I may have mentioned before but when it comes to sleep I have issues. One is a specific medical issue which I discovered I had aged 23 and if you ever want to feel exceptionally ridiculous tell people you are going for hospital tests that entail sleeping for 8 hours! The rests of them are far more non-specific but the biggest impact of them is I am shocking at getting to sleep but when it comes to actually sleeping I am world class – alarm clocks have given up and retired in the face of the challenge.
For those of you of a certain age (at least everyone older than me) you may remember this:
It’s the BBC test card and it’s what was broadcast when the channel was off-air. Yes – off air. Not broadcasting any content. You had a very nice man with a soothing voice thank you for watching, they played ‘God Save the Queen’ and that was it. If you think I’m joking – google it!
The problem I face now is there is just too many opportunities to not go to bed (and I should confess that I am writing this at 1.25am). If you think of the range of stimuli that are available to us 24/7 365 then it shouldn’t be a shocker that some people really struggle to sleep. A counsellor once told me that you should avoid screens (computer, TV etc) for at least 30 minutes before trying to get to sleep as they stimulate your brain in a certain way which isn’t conducive to nutrious sleep (you REM, dreaming and all that stuff). I forgot to ask about smart phones…
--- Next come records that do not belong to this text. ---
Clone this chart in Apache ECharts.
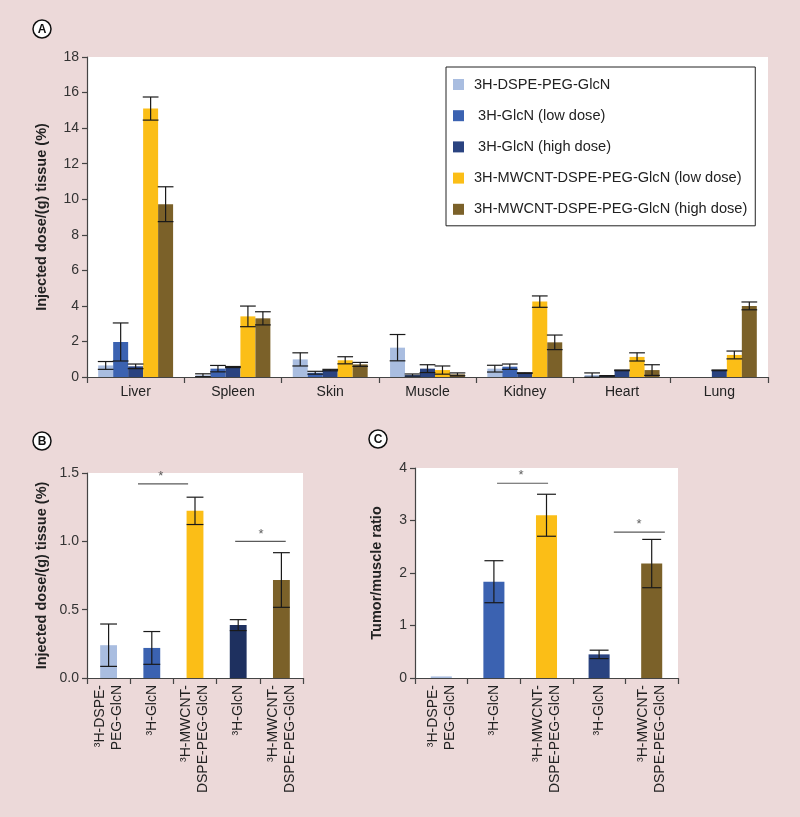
<!DOCTYPE html>
<html>
<head>
<meta charset="utf-8">
<script src="https://cdn.jsdelivr.net/npm/echarts@6/dist/echarts.min.js"></script>
<style>
html,body{margin:0;padding:0;background:#ecd9d9;}
#chart{width:800px;height:817px;}
</style>
</head>
<body>
<div id="chart"></div>
<script>
// ---------- Data ----------
const tissues = ['Liver', 'Spleen', 'Skin', 'Muscle', 'Kidney', 'Heart', 'Lung'];
const seriesNamesA = ['3H-DSPE-PEG-GlcN', ' 3H-GlcN (low dose)', ' 3H-GlcN (high dose)', '3H-MWCNT-DSPE-PEG-GlcN (low dose)', '3H-MWCNT-DSPE-PEG-GlcN (high dose)'];
const dspePegGlcN   = [0.65, 0.10, 0.99, 1.65, 0.47, 0.11, 0];
const glcnLow       = [1.97, 0.47, 0.24, 0.11, 0.58, 0.06, 0];
const glcnHigh      = [0.60, 0.56, 0.39, 0.47, 0.22, 0.375, 0.375];
const mwcntLow      = [15.1, 3.41, 0.94, 0.39, 4.24, 1.13, 1.24];
const mwcntHigh     = [9.72, 3.30, 0.71, 0.15, 1.95, 0.39, 4.00];
const errDspePegGlcN = [0.22, 0.08, 0.37, 0.74, 0.19, 0.12, 0];
const errGlcnLow     = [1.07, 0.18, 0.08, 0.06, 0.15, 0.02, 0];
const errGlcnHigh    = [0.13, 0.03, 0.04, 0.22, 0.02, 0.02, 0.02];
const errMwcntLow    = [0.65, 0.58, 0.20, 0.23, 0.32, 0.23, 0.22];
const errMwcntHigh   = [0.98, 0.37, 0.11, 0.08, 0.41, 0.30, 0.22];

const groupsBC = ['³H-DSPE-\nPEG-GlcN', '³H-GlcN', '³H-MWCNT-\nDSPE-PEG-GlcN', '³H-GlcN', '³H-MWCNT-\nDSPE-PEG-GlcN'];
const tumorDose   = [0.24, 0.22, 1.223, 0.387, 0.717];
const tumorDoseErr = [0.155, 0.12, 0.10, 0.04, 0.20];
const tumorMuscle   = [0.03, 1.834, 3.10, 0.45, 2.18];
const tumorMuscleErr = [0.0, 0.40, 0.40, 0.08, 0.46];

const ticksA = [0, 18, 2];
const ticksB = [0, 1.5, 0.5];
const ticksC = [0, 4, 1];

// significance brackets: [xStart, xEnd, y] in category-index units
const sigB = [[0.68, 1.84, 1.42], [2.93, 4.10, 1.00]];
const sigC = [[1.06, 2.03, 3.71], [3.28, 4.25, 2.78]];
const starB = [[1.21, 1.50], [3.53, 1.075]];
const starC = [[1.515, 3.92], [3.76, 2.99]];

// ---------- Styles ----------
const colorsA = ['#a9bde0', '#3b62b1', '#2a4380', '#fbbe17', '#7b6129'];
const colorsB = ['#a9bde0', '#3b62b1', '#fbbe17', '#1e305f', '#7b6129'];
const colorsC = ['#a9bde0', '#3b62b1', '#fbbe17', '#2a4380', '#7b6129'];
const txt = '#222';
const axisCol = '#444';
const fontFam = '"Liberation Sans", Arial, Helvetica, sans-serif';

const valuesA = [dspePegGlcN, glcnLow, glcnHigh, mwcntLow, mwcntHigh];
const errsA = [errDspePegGlcN, errGlcnLow, errGlcnHigh, errMwcntLow, errMwcntHigh];

const gapA = 0.23;

function errRenderer(k, nBars, gap, capRatio) {
  return function (params, api) {
    const c = api.value(0);
    const lo = api.coord([c, api.value(1)]);
    const hi = api.coord([c, api.value(2)]);
    const cw = api.size([1, 0])[0];
    const gw = cw * (1 - gap);
    const bw = gw / nBars;
    const cx = lo[0] - gw / 2 + (k + 0.5) * bw;
    const half = bw * capRatio / 2;
    const st = { stroke: '#1a1a1a', lineWidth: 1.2 };
    return {
      type: 'group',
      children: [
        { type: 'line', shape: { x1: cx, y1: lo[1], x2: cx, y2: hi[1] }, style: st },
        { type: 'line', shape: { x1: cx - half, y1: hi[1], x2: cx + half, y2: hi[1] }, style: st },
        { type: 'line', shape: { x1: cx - half, y1: lo[1], x2: cx + half, y2: lo[1] }, style: st }
      ]
    };
  };
}

const series = [];
// Panel A bars
valuesA.forEach((vals, k) => {
  series.push({
    name: seriesNamesA[k], type: 'bar', xAxisIndex: 0, yAxisIndex: 0,
    data: vals, barGap: '0%', barCategoryGap: (gapA * 100) + '%',
    itemStyle: { color: colorsA[k] }, silent: true
  });
});
// Panel A error bars
valuesA.forEach((vals, k) => {
  const d = vals.map((v, i) => [i, v - errsA[k][i], v + errsA[k][i]]).filter((d, i) => errsA[k][i] > 0);
  series.push({
    type: 'custom', xAxisIndex: 0, yAxisIndex: 0, z: 5, silent: true,
    renderItem: errRenderer(k, 5, gapA, 1.05), data: d, encode: { x: 0, y: [1, 2] }
  });
});
// Panel B
series.push({
  type: 'bar', xAxisIndex: 1, yAxisIndex: 1, barCategoryGap: '61%', silent: true,
  data: tumorDose.map((v, i) => ({ value: v, itemStyle: { color: colorsB[i] } }))
});
series.push({
  type: 'custom', xAxisIndex: 1, yAxisIndex: 1, z: 5, silent: true,
  renderItem: errRenderer(0, 1, 0.61, 1.0),
  data: tumorDose.map((v, i) => [i, v - tumorDoseErr[i], v + tumorDoseErr[i]]),
  encode: { x: 0, y: [1, 2] }
});
// Panel C
series.push({
  type: 'bar', xAxisIndex: 2, yAxisIndex: 2, barCategoryGap: '60%', silent: true,
  data: tumorMuscle.map((v, i) => ({ value: v, itemStyle: { color: colorsC[i] } }))
});
series.push({
  type: 'custom', xAxisIndex: 2, yAxisIndex: 2, z: 5, silent: true,
  renderItem: errRenderer(0, 1, 0.60, 0.9),
  data: tumorMuscle.map((v, i) => [i, v - tumorMuscleErr[i], v + tumorMuscleErr[i]]).filter((d, i) => tumorMuscleErr[i] > 0),
  encode: { x: 0, y: [1, 2] }
});
// significance lines and stars
[[sigB, starB, 3, 1], [sigC, starC, 4, 2]].forEach(([sig, star, xi, yi]) => {
  sig.forEach(s => {
    series.push({
      type: 'line', xAxisIndex: xi, yAxisIndex: yi, symbol: 'none', silent: true,
      lineStyle: { color: '#5a5a5a', width: 1.2 }, data: [[s[0], s[2]], [s[1], s[2]]]
    });
  });
  series.push({
    type: 'scatter', xAxisIndex: xi, yAxisIndex: yi, symbolSize: 0, silent: true,
    data: star,
    label: { show: true, formatter: '*', position: 'inside', fontSize: 13, color: '#333', fontFamily: fontFam, offset: [0, 3] }
  });
});

function valAxis(grid, t, name, gap, fmt) {
  return {
    type: 'value', gridIndex: grid, min: t[0], max: t[1], interval: t[2],
    name: name, nameLocation: 'middle', nameGap: gap,
    nameTextStyle: { fontSize: 14.5, fontWeight: 'bold', color: txt, fontFamily: fontFam },
    axisLine: { show: true, onZero: false, lineStyle: { color: axisCol, width: 1.2 } },
    axisTick: { show: true, length: 5, lineStyle: { color: axisCol, width: 1.2 } },
    axisLabel: { fontSize: 14, color: '#333', margin: 8, fontFamily: fontFam, formatter: fmt },
    splitLine: { show: false }
  };
}
function catAxis(grid, data, rotate) {
  return {
    type: 'category', gridIndex: grid, data: data,
    axisLine: { show: true, onZero: false, lineStyle: { color: axisCol, width: 1.2 } },
    axisTick: { show: true, length: 6, alignWithLabel: false, lineStyle: { color: axisCol, width: 1.2 } },
    axisLabel: rotate ? { rotate: 90, fontSize: 14, color: txt, margin: 7, lineHeight: 17, fontFamily: fontFam, interval: 0 }
                      : { fontSize: 14, color: txt, margin: 8, fontFamily: fontFam, interval: 0 }
  };
}
function hiddenX(grid) {
  return { type: 'value', gridIndex: grid, min: -0.5, max: 4.5, show: false };
}

function circleLabel(x, y, ch) {
  return {
    type: 'group', x: x, y: y, children: [
      { type: 'circle', shape: { cx: 0, cy: 0, r: 9 }, style: { fill: '#fff', stroke: '#111', lineWidth: 1.5 } },
      { type: 'text', style: { text: ch, x: 0, y: 0.5, fill: '#111', font: 'bold 12px ' + fontFam, textAlign: 'center', textVerticalAlign: 'middle' } }
    ]
  };
}

const option = {
  backgroundColor: '#ecd9d9',
  animation: false,
  grid: [
    { left: 87, right: 32, top: 57, bottom: 440, show: true, backgroundColor: '#fff', borderWidth: 0 },
    { left: 87, right: 497, top: 473, bottom: 139, show: true, backgroundColor: '#fff', borderWidth: 0 },
    { left: 415, right: 122, top: 468, bottom: 139, show: true, backgroundColor: '#fff', borderWidth: 0 }
  ],
  xAxis: [catAxis(0, tissues, false), catAxis(1, groupsBC, true), catAxis(2, groupsBC, true), hiddenX(1), hiddenX(2)],
  yAxis: [
    valAxis(0, ticksA, 'Injected dose/(g) tissue (%)', 38),
    valAxis(1, ticksB, 'Injected dose/(g) tissue (%)', 38, v => v.toFixed(1)),
    valAxis(2, ticksC, 'Tumor/muscle ratio', 31)
  ],
  legend: {
    data: seriesNamesA, orient: 'vertical', left: 446, top: 67,
    icon: 'rect', itemWidth: 11, itemHeight: 11, itemGap: 16.2,
    padding: [10, 8, 9, 7], borderColor: '#222', borderWidth: 1, backgroundColor: '#fff',
    textStyle: { fontSize: 14.6, color: txt, fontFamily: fontFam, padding: [0, 0, 0, 5] },
    selectedMode: false
  },
  graphic: [circleLabel(42, 29, 'A'), circleLabel(42, 441, 'B'), circleLabel(378, 439, 'C')],
  series: series
};

const chart = echarts.init(document.getElementById('chart'), null, { renderer: 'canvas' });
chart.setOption(option);
</script>
</body>
</html>
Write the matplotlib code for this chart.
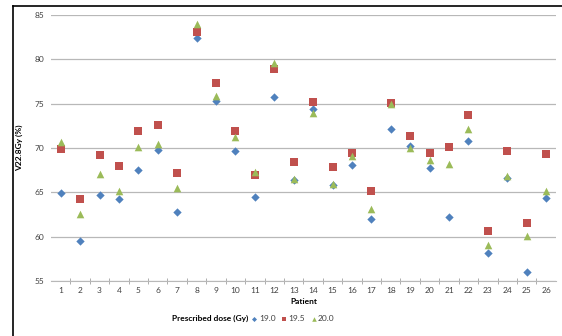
import matplotlib
matplotlib.use('Agg')
import matplotlib.pyplot as plt
from matplotlib.lines import Line2D

plt.rcParams['font.family'] = ['Lato', 'DejaVu Sans']

patients = list(range(1, 27))
dose_190 = [64.9, 59.55, 64.7, 64.3, 67.55, 69.8, 62.8, 82.45, 75.3, 69.7,
            64.5, 75.75, 66.4, 74.4, 65.8, 68.1, 61.95, 72.1, 70.25, 67.7,
            62.2, 70.8, 58.2, 66.6, 56.0, 64.4]
dose_195 = [69.9, 64.25, 69.2, 68.0, 71.9, 72.55, 67.2, 83.05, 77.3, 71.95,
            67.0, 78.95, 68.4, 75.2, 67.9, 69.4, 65.1, 75.1, 71.4, 69.4,
            70.1, 73.75, 60.6, 69.7, 61.5, 69.3]
dose_200 = [70.7, 62.6, 67.1, 65.1, 70.15, 70.45, 65.5, 84.05, 75.9, 71.2,
            67.3, 79.6, 66.5, 74.0, 65.9, 69.1, 63.1, 74.95, 70.05, 68.65,
            68.2, 72.2, 59.1, 66.85, 60.1, 65.1]
series_labels = ['19.0', '19.5', '20.0']
yticks = [55, 60, 65, 70, 75, 80, 85]

fig = plt.figure(figsize=(5.62, 3.36), dpi=100)
ax = fig.add_axes([0.0907, 0.1637, 0.8983, 0.7913])

ax.scatter(patients, dose_190, marker='D', s=18, color='#4f81bd', label=series_labels[0], zorder=3, linewidths=0)
ax.scatter(patients, dose_195, marker='s', s=26, color='#c0504d', label=series_labels[1], zorder=3, linewidths=0)
ax.scatter(patients, dose_200, marker='^', s=30, color='#9bbb59', label=series_labels[2], zorder=3, linewidths=0)

ax.set_xlim(0.5, 26.5)
ax.set_ylim(55, 85)
ax.set_yticks(yticks)
ax.set_xticks(patients)
ax.set_xticks([p + 0.5 for p in patients[:-1]], minor=True)
ax.grid(axis='y', color='#b8b8b8', linewidth=0.9)
ax.set_axisbelow(True)
for s in ['top', 'right', 'left']:
    ax.spines[s].set_visible(False)
ax.spines['bottom'].set_color('#b8b8b8')
ax.tick_params(axis='x', which='major', length=0, labelsize=6, colors='#404040', pad=4)
ax.tick_params(axis='x', which='minor', length=5, direction='inout', color='#a0a0a0')
ax.tick_params(axis='y', length=0, labelsize=6, colors='#404040', pad=5)

ax.set_xlabel('Patient', fontsize=6, fontweight='bold', labelpad=3)
ax.set_ylabel('V22.8Gy (%)', fontsize=6, fontweight='bold', labelpad=8)

fig.text(0.306, 0.053, 'Prescribed dose (Gy)', fontsize=6, fontweight='bold', va='center', ha='left')
fig.legend(loc='center left', bbox_to_anchor=(0.432, 0.053), ncol=3, frameon=False,
           fontsize=6, handletextpad=0.05, columnspacing=0.5, markerscale=0.6,
           handlelength=1.0, labelcolor='#404040')

# frame around the figure (left and top edges visible)
fig.add_artist(Line2D([0.023, 0.023], [0.0, 0.982], color='black', linewidth=1.2))
fig.add_artist(Line2D([0.023, 1.0], [0.982, 0.982], color='black', linewidth=1.2))

fig.savefig('out.png', dpi=100)
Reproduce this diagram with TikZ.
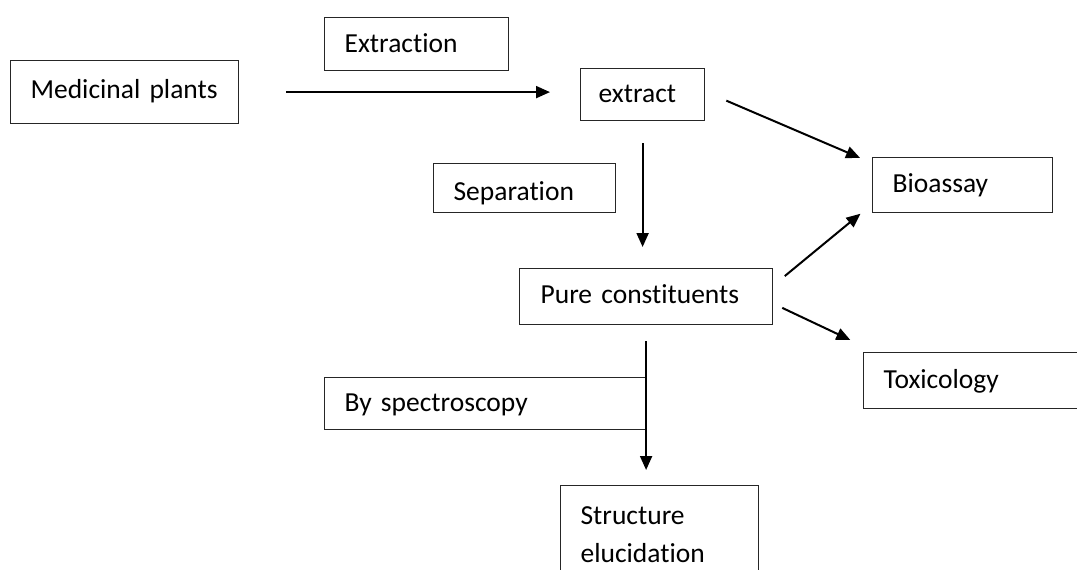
\documentclass[tikz,border=0pt]{standalone}
\usepackage{fontspec}
\setmainfont{Carlito}[Ligatures={NoCommon}, WordSpace=0.65]
\usetikzlibrary{arrows.meta}

\begin{document}
\begin{tikzpicture}[
		x=1pt, y=-1pt,
		>={Triangle[length=14pt,width=12pt]},
		every node/.style={
			draw=black!85,
			line width=1.2pt,
			anchor=north west,
			align=left,
			inner xsep=20pt,
			inner ysep=0pt,
			text height=19pt,
			text depth=7pt,
			font=\fontsize{27.5}{38}\selectfont
		}
		]
		
		\useasboundingbox (0,0) rectangle (1077,570);
		\clip (0,0) rectangle (1077,570);
		
		%--------------------------------------------------
		% Nodes
		%--------------------------------------------------
		
		\node (plants) [text width=188pt, minimum height=63pt] at (10,60)
		{Medicinal plants};
		
		\node (lblextr) [text width=144pt, minimum height=53pt, text height=24pt] at (324,17)
		{Extraction};
		
		\node (extract) [text width=88pt, inner xsep=18pt, minimum height=52pt, text height=23pt] at (580,68)
		{extract};
		
		\node (lblsep) [text width=142pt, minimum height=49pt, text height=32pt] at (433,163)
		{Separation};
		
		\node (pure) [text width=211pt, inner xsep=21pt, minimum height=56pt, text height=21pt] at (519,268)
		{Pure constituents};
		
		\node (bio) [text width=140pt, minimum height=55pt, text height=21pt] at (872,157)
		{Bioassay};
		
		\node (tox) [text width=200pt, minimum height=56pt, text height=23pt] at (863,352)
		{Toxicology};
		
		\node (lblspec) [text width=281pt, minimum height=52pt, text height=23pt] at (324,377)
		{By spectroscopy};
		
		\node (struct) [text width=158pt, text depth=45pt, inner ysep=20pt] at (560,485)
		{Structure\\elucidation};
		
		%--------------------------------------------------
		% Connections
		%--------------------------------------------------
		
		\draw[->,line width=2pt,shorten <=47pt,shorten >=30pt] (plants.east) -- (plants.east -| extract.west);
		
		\draw[->,line width=2pt,shorten <=23pt,shorten >=13pt] ([yshift=3pt]extract.east) -- ([yshift=-6pt]bio.north west);
		
		\draw[->,line width=2pt,shorten <=22pt,shorten >=21pt] (extract.south) -- (extract.south |- pure.north);
		
		\draw[->,line width=2pt,shorten <=15pt,shorten >=15pt] ([yshift=11pt]pure.east) -- ([yshift=9pt]bio.south west);
		
		\draw[->,line width=2pt,shorten <=10pt,shorten >=14pt] ([yshift=-7pt]pure.east) -- ([yshift=6pt]tox.north west);
		
		\draw[->,line width=2pt,shorten <=16pt,shorten >=15pt] (pure.south) -- (pure.south |- struct.north);
		
	\end{tikzpicture}
\end{document}
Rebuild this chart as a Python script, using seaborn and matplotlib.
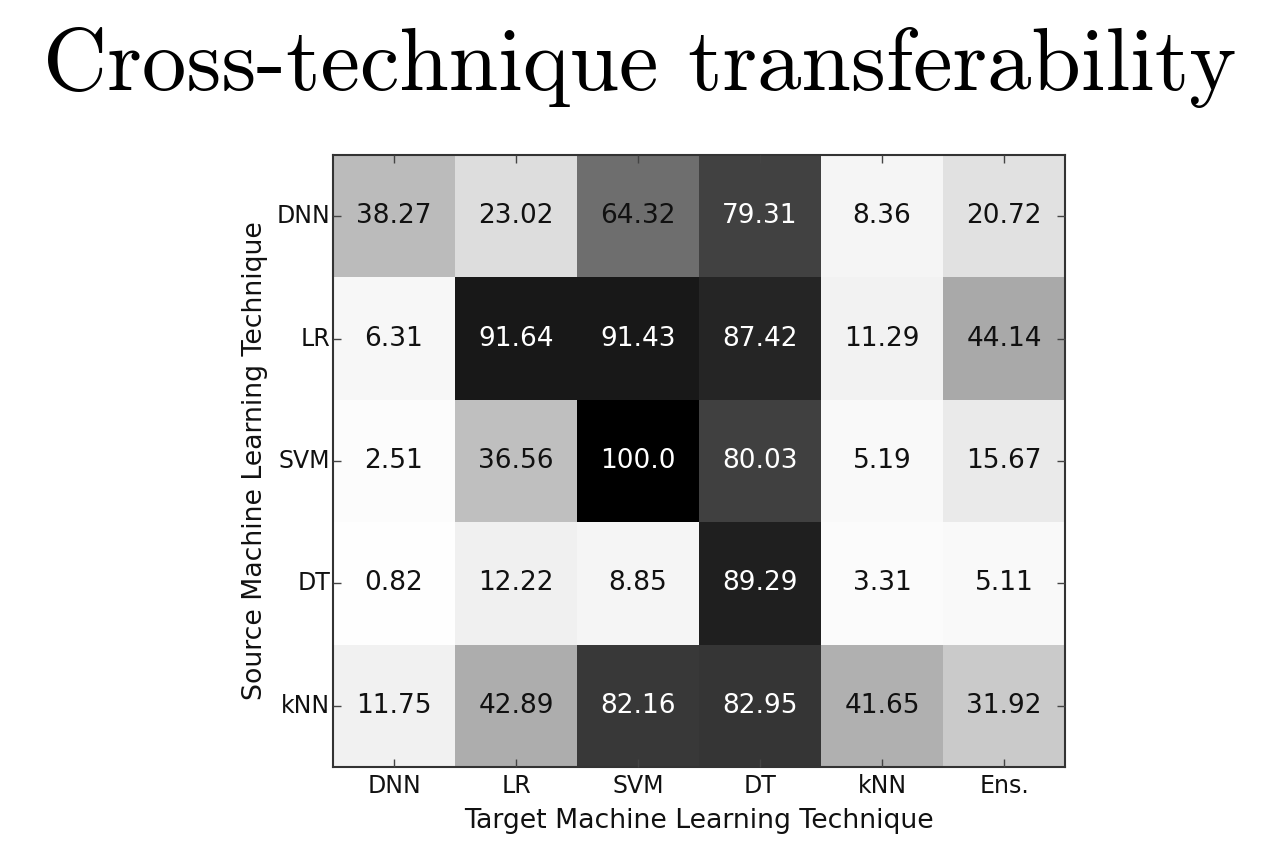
import numpy as np
import pandas as pd
import matplotlib
matplotlib.use("Agg")
import matplotlib.pyplot as plt
import seaborn as sns

# data
sources = ['DNN', 'LR', 'SVM', 'DT', 'kNN']
targets = ['DNN', 'LR', 'SVM', 'DT', 'kNN', 'Ens.']
row_dnn = [38.27, 23.02, 64.32, 79.31, 8.36, 20.72]
row_lr = [6.31, 91.64, 91.43, 87.42, 11.29, 44.14]
row_svm = [2.51, 36.56, 100.0, 80.03, 5.19, 15.67]
row_dt = [0.82, 12.22, 8.85, 89.29, 3.31, 5.11]
row_knn = [11.75, 42.89, 82.16, 82.95, 41.65, 31.92]

df = pd.DataFrame([row_dnn, row_lr, row_svm, row_dt, row_knn],
                  index=sources, columns=targets)

sns.set_style('white')
plt.rcParams['font.family'] = ['DejaVu Sans']
plt.rcParams['text.color'] = '#111111'
plt.rcParams['axes.labelcolor'] = '#111111'

fig = plt.figure(figsize=(12.79, 8.5), dpi=100)
ax = fig.add_axes([333 / 1279, 1 - 767 / 850, 732 / 1279, 612 / 850])

sns.heatmap(df, ax=ax, cmap='Greys', vmin=0, vmax=100, cbar=False,
            annot=True, fmt='.2f', annot_kws={'fontsize': 19})

# the slide shows 100.0 rather than 100.00, and only the darkest cells get white text
for t, v in zip(ax.texts, df.values.flatten()):
    t.set_text(str(round(v, 2)) if v == 100.0 else f'{v:.2f}')
    t.set_color('white' if v > 70 else '#111111')

for s in ax.spines.values():
    s.set_visible(True)
    s.set_color('#333333')
    s.set_linewidth(1.5)

# ticks sit on top of the cells, pointing inwards on all four sides
ax.set_axisbelow(False)
ax.tick_params(axis='both', which='both', direction='in', length=6, width=1,
               color='#444444', labelsize=17, labelcolor='#111111',
               bottom=True, left=True, top=True, right=True,
               labeltop=False, labelright=False)
ax.tick_params(axis='y', pad=2)
ax.tick_params(axis='x', pad=5)
ax.set_yticklabels(sources, rotation=0)
ax.set_xticklabels(targets, rotation=0)
ax.set_xlabel('Target Machine Learning Technique', fontsize=19.3, labelpad=7)
ax.set_ylabel('Source Machine Learning Technique', fontsize=19.3, labelpad=6)

fig.text(0.5, 1 - 68 / 850, 'Cross-technique transferability', ha='center', va='center',
         fontsize=64, family='cmr10', color='black')

fig.savefig('out.png', dpi=100, facecolor='white')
The other part of the problem is what a news journalist would refer to as the ‘B-roll’ the stuff they were recording whilst waiting around or setting up the story. You finally exert the discipline to get into bed, lie there in the dark with your eyes closed (counting sheep is a risk for me – I’m Welsh) and all of a sudden it’s like some pressing play. All of the stuff that has been pushed down for the previous hours/days comes leaping front of mind and I have yet to find a pause button, let alone a stop button.
I remember watching a TED talk a few years ago delivered by Arianna Huffington about Sleep and her assertion was that men have attached bragging rights to getting less and less sleep – I think it’s definitely another thing we can blame Margaret Thatcher for (she famously only needed a few hours sleep per night). I know for sure that I am more scratchy and irritable on days when I’ve had less sleep, more inclined to make quick decisions, more inclined to avoid things I have committed to (like the gym!) and often compound the problem by falling asleep on the sofa the following evening thus perpetuating the challenge of getting to sleep.
So I’m curious…how many people out there find themselves in the same situation?And more importantly – are there any tricks I am missing? Should I be drinking 3 glasses of water 1 hour before trying to sleep? Is there some magic formula that has so far eluded me?
Aside from being clearer about going to bed, switching off all the technology, making sure you try and make a note of all those things you have to do that will crop up when you are lying in bed, having a note book to write down the ‘b-roll’ stuff – what have you got for me?
Why write this now? Well it’s now 1.31am and I don’t want to have think about this stuff when I go to bed (I will go in a few minutes – I promise) but basically…I can’t sleep!